## Start Given material
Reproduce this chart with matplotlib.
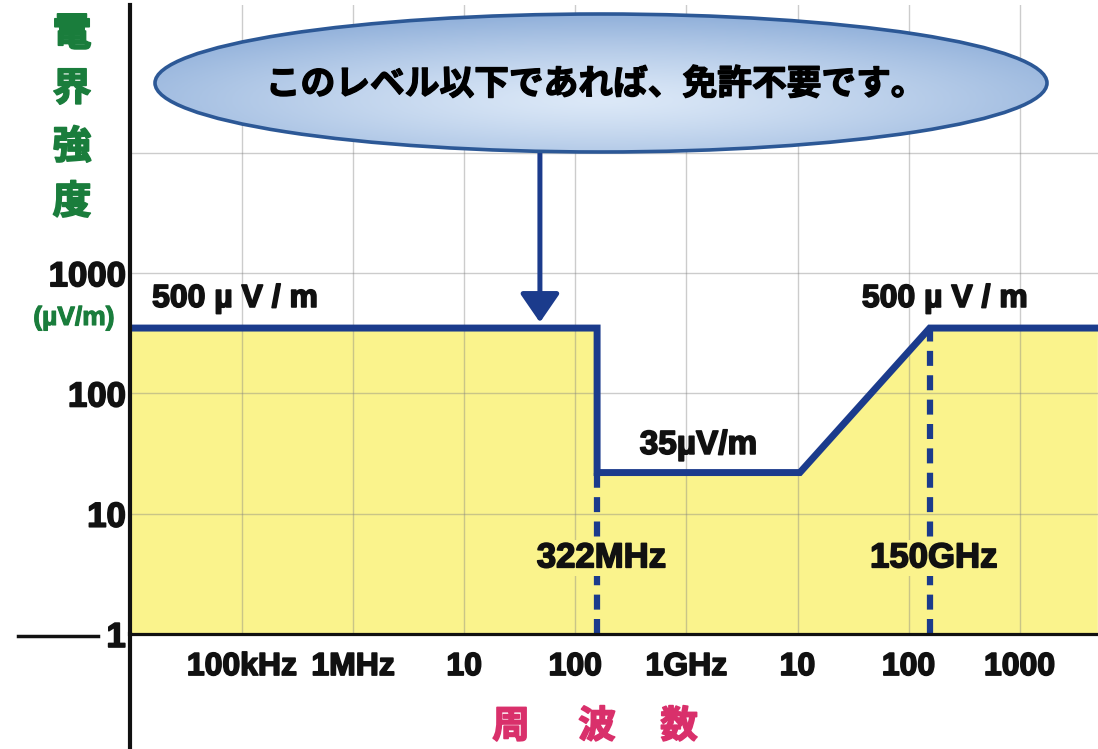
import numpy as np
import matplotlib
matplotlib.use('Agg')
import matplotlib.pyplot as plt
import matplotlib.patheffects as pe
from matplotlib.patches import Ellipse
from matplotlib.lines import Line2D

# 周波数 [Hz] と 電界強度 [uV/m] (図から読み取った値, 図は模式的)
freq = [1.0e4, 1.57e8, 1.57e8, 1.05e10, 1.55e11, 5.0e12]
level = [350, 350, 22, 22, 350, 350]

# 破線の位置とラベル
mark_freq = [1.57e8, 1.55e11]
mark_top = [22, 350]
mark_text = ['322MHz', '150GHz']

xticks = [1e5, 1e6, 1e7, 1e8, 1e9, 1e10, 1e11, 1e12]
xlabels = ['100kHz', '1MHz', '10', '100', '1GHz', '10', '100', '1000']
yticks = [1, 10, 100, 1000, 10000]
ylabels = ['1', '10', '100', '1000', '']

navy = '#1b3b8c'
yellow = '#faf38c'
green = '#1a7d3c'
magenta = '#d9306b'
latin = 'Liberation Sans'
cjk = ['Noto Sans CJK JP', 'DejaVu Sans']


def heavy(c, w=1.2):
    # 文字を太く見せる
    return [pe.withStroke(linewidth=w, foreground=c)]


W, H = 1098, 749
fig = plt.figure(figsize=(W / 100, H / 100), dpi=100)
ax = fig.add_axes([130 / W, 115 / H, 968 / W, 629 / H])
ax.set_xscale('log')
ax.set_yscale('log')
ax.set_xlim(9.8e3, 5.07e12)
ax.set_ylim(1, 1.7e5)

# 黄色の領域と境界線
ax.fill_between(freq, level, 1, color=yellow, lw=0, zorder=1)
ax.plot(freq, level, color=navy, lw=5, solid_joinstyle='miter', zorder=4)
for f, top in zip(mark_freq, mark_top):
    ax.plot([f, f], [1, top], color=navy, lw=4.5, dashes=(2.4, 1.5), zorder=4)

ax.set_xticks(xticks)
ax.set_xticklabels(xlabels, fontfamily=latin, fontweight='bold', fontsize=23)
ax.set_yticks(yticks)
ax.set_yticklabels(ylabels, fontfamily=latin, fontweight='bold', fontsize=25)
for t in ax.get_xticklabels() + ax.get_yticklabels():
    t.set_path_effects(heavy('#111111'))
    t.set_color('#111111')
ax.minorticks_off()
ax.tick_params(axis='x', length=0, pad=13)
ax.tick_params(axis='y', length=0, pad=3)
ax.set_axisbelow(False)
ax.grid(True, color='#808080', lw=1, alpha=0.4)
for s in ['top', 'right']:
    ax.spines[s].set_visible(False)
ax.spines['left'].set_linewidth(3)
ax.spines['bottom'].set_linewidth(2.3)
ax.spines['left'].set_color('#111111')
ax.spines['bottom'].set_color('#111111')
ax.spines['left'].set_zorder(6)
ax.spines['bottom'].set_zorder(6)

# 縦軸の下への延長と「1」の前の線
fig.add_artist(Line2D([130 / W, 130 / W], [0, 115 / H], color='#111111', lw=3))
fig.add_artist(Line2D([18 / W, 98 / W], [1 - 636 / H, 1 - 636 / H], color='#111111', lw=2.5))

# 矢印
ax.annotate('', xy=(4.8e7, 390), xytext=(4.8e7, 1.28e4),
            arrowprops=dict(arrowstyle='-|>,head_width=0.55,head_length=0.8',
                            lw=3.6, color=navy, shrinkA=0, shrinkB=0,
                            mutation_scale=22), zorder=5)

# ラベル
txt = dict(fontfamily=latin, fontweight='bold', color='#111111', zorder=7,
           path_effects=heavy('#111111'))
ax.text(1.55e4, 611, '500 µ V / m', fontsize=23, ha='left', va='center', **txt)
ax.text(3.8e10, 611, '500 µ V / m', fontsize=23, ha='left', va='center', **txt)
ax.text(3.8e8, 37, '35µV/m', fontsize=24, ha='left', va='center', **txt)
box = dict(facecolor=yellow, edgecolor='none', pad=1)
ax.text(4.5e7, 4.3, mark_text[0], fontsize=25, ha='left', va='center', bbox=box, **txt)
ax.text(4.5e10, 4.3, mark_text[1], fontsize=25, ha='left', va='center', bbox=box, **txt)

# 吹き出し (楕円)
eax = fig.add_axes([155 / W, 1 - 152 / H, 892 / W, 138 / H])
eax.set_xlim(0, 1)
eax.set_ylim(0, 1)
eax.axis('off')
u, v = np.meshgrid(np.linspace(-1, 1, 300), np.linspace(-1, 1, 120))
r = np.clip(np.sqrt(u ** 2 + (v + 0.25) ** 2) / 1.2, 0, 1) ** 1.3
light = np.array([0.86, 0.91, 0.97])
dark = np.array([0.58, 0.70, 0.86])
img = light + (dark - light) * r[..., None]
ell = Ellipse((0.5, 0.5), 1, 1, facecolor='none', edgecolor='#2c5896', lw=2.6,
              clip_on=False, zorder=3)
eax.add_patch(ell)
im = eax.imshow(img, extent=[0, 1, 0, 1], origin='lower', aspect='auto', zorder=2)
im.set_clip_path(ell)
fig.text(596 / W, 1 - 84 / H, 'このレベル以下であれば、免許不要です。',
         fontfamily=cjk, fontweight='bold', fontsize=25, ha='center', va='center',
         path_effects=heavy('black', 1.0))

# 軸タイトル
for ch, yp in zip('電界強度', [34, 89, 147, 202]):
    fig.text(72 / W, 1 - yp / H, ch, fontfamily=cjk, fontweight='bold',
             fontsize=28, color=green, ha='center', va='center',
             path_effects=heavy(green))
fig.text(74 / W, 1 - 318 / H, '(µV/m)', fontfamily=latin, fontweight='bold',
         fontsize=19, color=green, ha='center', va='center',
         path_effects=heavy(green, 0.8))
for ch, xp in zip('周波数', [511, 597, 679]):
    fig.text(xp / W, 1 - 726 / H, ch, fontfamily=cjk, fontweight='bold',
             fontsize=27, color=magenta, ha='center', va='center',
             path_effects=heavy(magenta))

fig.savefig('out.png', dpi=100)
## End Given material
Set exercise
From the top of the listing above, repeat each line exactly until you reach the line containing "cjk = ['Noto Sans CJK JP', 'DejaVu Sans']", and repeat that one too. Leave the pictures out.

Correct response
Reproduce this chart with matplotlib.
import numpy as np
import matplotlib
matplotlib.use('Agg')
import matplotlib.pyplot as plt
import matplotlib.patheffects as pe
from matplotlib.patches import Ellipse
from matplotlib.lines import Line2D

# 周波数 [Hz] と 電界強度 [uV/m] (図から読み取った値, 図は模式的)
freq = [1.0e4, 1.57e8, 1.57e8, 1.05e10, 1.55e11, 5.0e12]
level = [350, 350, 22, 22, 350, 350]

# 破線の位置とラベル
mark_freq = [1.57e8, 1.55e11]
mark_top = [22, 350]
mark_text = ['322MHz', '150GHz']

xticks = [1e5, 1e6, 1e7, 1e8, 1e9, 1e10, 1e11, 1e12]
xlabels = ['100kHz', '1MHz', '10', '100', '1GHz', '10', '100', '1000']
yticks = [1, 10, 100, 1000, 10000]
ylabels = ['1', '10', '100', '1000', '']

navy = '#1b3b8c'
yellow = '#faf38c'
green = '#1a7d3c'
magenta = '#d9306b'
latin = 'Liberation Sans'
cjk = ['Noto Sans CJK JP', 'DejaVu Sans']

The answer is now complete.